Den Mitarbeitern des Nachrichtenbüros fielen unterdessen noch weitere Aufgaben zu: Sie bereiteten Präsentationen der Firma auf Ausstellungen und Messen vor und erstellten Broschüren mit statistischen Angaben zur Beschreibung der Firma.

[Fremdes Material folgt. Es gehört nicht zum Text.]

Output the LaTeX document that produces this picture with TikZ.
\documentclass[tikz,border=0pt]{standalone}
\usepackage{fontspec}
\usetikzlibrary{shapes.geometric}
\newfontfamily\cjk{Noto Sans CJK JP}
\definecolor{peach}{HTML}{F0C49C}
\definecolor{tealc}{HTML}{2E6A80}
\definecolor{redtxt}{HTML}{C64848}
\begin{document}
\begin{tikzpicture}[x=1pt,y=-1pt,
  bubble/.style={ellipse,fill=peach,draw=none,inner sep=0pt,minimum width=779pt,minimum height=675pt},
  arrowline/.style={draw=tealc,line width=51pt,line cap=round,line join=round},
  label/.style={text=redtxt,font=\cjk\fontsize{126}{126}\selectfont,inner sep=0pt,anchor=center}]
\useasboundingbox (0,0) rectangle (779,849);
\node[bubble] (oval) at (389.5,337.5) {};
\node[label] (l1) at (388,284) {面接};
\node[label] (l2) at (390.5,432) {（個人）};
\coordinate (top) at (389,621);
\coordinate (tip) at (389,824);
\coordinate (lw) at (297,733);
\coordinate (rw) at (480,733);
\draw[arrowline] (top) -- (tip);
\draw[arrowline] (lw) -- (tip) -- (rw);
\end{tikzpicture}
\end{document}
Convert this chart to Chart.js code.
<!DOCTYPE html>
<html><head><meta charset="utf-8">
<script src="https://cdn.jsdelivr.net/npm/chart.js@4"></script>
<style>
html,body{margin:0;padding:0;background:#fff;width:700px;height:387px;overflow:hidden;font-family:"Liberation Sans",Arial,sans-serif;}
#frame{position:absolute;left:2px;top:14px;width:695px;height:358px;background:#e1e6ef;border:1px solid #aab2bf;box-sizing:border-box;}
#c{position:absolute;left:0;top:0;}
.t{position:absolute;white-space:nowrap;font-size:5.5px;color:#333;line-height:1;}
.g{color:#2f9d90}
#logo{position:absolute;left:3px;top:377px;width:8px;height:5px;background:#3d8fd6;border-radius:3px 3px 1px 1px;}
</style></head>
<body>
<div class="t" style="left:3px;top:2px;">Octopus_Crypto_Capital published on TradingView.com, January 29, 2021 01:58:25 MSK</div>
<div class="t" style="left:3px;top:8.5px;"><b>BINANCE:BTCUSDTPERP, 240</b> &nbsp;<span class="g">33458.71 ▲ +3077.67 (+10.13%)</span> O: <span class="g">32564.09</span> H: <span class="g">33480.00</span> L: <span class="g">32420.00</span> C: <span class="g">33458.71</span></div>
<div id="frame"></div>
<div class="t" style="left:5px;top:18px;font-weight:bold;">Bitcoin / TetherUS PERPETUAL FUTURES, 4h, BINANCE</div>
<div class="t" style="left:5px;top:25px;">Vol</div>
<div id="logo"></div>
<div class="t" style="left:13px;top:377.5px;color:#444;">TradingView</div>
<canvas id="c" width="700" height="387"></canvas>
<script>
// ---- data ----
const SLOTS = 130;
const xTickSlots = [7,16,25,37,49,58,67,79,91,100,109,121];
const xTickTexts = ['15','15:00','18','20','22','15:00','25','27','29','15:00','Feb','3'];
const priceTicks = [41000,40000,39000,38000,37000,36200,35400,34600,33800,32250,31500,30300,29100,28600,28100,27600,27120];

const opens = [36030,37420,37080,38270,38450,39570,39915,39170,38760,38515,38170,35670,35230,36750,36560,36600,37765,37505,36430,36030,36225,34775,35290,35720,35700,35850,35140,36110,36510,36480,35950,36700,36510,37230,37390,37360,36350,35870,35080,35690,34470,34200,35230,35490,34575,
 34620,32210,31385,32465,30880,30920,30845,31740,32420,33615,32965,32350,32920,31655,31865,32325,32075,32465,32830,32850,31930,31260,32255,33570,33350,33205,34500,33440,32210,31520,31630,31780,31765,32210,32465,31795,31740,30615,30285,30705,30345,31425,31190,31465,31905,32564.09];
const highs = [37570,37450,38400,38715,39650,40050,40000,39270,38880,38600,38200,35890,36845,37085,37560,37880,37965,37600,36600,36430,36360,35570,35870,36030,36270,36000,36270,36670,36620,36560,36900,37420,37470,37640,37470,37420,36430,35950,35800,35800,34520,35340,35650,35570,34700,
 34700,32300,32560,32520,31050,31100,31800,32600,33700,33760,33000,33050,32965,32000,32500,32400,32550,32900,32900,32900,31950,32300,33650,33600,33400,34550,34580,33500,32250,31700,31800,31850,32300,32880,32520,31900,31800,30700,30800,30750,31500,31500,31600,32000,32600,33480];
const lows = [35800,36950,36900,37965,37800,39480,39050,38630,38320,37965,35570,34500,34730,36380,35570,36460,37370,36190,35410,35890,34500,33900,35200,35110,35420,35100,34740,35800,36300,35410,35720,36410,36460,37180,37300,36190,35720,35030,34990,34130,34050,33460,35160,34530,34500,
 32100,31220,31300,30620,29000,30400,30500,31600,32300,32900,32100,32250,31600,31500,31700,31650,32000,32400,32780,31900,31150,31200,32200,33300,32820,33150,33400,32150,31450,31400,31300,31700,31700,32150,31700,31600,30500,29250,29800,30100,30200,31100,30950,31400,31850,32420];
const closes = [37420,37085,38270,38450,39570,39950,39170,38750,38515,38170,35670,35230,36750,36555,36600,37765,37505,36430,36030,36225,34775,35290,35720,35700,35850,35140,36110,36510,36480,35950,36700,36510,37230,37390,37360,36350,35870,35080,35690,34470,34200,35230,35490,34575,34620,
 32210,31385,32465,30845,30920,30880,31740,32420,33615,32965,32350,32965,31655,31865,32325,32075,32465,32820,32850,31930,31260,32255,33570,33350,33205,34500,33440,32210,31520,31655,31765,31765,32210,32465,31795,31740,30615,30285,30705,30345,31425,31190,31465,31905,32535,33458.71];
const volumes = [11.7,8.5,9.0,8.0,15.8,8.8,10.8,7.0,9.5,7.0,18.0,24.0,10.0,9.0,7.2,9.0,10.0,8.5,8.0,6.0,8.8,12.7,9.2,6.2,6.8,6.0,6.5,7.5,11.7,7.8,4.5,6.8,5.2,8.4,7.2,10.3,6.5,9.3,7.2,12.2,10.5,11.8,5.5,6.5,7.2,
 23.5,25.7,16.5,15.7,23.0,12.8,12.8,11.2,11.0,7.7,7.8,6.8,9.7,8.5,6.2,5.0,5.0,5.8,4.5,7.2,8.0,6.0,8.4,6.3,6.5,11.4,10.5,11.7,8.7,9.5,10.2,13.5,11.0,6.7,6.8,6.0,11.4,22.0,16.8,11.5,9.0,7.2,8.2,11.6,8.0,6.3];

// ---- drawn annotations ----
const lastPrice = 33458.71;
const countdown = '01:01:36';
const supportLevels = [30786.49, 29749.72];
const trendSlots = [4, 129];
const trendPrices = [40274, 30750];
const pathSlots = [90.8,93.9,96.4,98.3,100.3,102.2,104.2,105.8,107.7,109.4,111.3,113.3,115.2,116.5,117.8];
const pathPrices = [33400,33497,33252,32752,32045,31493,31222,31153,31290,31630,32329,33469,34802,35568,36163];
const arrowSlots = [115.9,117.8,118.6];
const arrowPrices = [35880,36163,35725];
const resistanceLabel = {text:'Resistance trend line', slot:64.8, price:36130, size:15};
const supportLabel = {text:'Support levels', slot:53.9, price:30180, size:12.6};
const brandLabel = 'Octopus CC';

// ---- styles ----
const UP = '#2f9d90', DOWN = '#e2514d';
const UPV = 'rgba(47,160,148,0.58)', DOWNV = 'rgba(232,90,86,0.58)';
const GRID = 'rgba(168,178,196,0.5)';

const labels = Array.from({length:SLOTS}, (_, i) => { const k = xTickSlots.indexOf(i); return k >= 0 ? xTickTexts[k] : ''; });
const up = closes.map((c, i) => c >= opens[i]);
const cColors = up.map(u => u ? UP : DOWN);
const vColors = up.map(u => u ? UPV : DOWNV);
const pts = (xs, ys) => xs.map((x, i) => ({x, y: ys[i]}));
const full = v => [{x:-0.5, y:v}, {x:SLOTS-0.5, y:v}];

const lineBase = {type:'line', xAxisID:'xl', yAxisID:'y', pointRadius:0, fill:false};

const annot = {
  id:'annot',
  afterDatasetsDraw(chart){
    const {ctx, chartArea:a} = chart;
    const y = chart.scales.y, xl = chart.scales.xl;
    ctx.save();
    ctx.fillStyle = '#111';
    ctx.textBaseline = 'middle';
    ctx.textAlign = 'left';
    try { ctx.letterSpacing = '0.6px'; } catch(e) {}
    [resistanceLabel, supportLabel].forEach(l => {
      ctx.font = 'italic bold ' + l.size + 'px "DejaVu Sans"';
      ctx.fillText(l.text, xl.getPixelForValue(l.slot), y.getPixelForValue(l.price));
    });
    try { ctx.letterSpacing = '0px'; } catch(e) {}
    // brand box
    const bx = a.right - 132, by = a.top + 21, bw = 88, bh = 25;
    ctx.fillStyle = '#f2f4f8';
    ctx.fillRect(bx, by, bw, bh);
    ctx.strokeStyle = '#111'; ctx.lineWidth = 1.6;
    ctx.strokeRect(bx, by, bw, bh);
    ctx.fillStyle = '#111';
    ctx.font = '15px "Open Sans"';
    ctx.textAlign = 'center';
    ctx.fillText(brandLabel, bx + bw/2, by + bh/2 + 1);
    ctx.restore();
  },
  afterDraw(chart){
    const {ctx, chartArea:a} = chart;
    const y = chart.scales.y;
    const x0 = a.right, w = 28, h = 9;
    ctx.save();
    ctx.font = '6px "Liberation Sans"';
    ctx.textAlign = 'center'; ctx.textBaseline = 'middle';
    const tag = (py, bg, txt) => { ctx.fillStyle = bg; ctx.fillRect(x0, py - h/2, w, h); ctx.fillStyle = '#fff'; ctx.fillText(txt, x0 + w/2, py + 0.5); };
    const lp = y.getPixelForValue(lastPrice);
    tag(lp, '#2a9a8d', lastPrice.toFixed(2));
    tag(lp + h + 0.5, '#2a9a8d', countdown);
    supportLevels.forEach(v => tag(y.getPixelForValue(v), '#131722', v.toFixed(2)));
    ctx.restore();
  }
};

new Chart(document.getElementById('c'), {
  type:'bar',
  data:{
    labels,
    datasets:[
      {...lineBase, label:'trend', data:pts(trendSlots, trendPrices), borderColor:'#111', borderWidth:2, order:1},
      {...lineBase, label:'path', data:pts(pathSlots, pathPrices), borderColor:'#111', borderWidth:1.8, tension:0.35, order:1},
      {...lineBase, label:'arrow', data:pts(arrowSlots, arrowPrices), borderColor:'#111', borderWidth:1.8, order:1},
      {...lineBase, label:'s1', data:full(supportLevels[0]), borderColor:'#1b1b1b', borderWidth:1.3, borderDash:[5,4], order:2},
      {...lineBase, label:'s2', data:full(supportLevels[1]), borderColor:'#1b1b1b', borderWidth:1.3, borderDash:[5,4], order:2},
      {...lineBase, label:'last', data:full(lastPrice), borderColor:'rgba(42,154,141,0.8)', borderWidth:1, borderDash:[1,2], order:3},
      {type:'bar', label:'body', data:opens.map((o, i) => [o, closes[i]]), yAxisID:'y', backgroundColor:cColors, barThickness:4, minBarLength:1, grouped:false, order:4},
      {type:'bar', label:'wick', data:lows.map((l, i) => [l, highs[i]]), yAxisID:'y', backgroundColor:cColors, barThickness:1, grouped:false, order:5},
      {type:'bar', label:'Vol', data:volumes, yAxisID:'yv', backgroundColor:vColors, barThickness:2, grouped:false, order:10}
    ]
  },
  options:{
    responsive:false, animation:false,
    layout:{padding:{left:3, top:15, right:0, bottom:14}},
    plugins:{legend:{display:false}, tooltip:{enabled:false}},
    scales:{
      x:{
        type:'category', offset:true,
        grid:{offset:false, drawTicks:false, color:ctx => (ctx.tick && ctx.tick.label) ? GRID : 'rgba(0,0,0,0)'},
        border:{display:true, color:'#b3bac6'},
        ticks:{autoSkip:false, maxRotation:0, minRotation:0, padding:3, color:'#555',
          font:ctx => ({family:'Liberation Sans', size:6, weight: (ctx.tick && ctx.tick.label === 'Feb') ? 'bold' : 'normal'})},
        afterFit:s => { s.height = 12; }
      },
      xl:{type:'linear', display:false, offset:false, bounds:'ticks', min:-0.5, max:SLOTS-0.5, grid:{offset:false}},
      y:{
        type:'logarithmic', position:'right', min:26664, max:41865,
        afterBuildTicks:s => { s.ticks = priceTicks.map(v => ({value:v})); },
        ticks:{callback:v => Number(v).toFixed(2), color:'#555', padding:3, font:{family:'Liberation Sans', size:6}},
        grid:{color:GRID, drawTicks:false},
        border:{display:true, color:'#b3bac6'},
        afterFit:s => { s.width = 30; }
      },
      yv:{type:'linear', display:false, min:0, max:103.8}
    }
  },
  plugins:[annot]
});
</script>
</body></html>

Während bei der Einrichtung des Nachrichtenbüros im Jahr 1890 nur vier Mitarbeiter mit der Umweltkontrolle beschäftigt waren, stieg diese Zahl bis 1911 auf 45 Mitarbeiter an – ein Beleg dafür, welchen Bedeutungszuwachs die Abteilung innerhalb von 21 Jahren erfuhr. Eine Ursache für die deutlich wachsende Rolle von Kommunikation liegt auch darin begründet, dass sich nach Friedrich Alfred Krupps Tod 1902 – er hinterließ keinen Sohn – der Charakter der Firma vom personifizierbaren Familienunternehmen zur anonymeren Aktiengesellschaft wandelte (vgl. Wolbring 2000, 12).4
Anmerkungen
1 Ursprünglich: Bedrow, Wilhelm (Hrsg.): Alfred Krupps Briefe 1826-1887. Berlin, 1928. S. 225f. Vgl. auch Kunczik 1997, S. 189f.
2 Detaillierte Angaben zu diesem Pressebüro finden sich u. a. bei Wolbring 2000, S. 226ff. Vgl. auch Kunczik 1997, S. 195, der als Einrichtungsjahr allerdings erst 1893 angibt. Eine aktuelle Arbeit bestätigt das Einrichtungsjahr 1890 und beschäftigt sich vergleichend u. a. mit Krupps Pressearbeit: Bieler, Denise: Public Relations und Massenkommunikation. Einrichtung von Pressestellen um die Wende des 20. Jahrhunderts. Baden-Baden: Nomos, 2010. S. 188-206.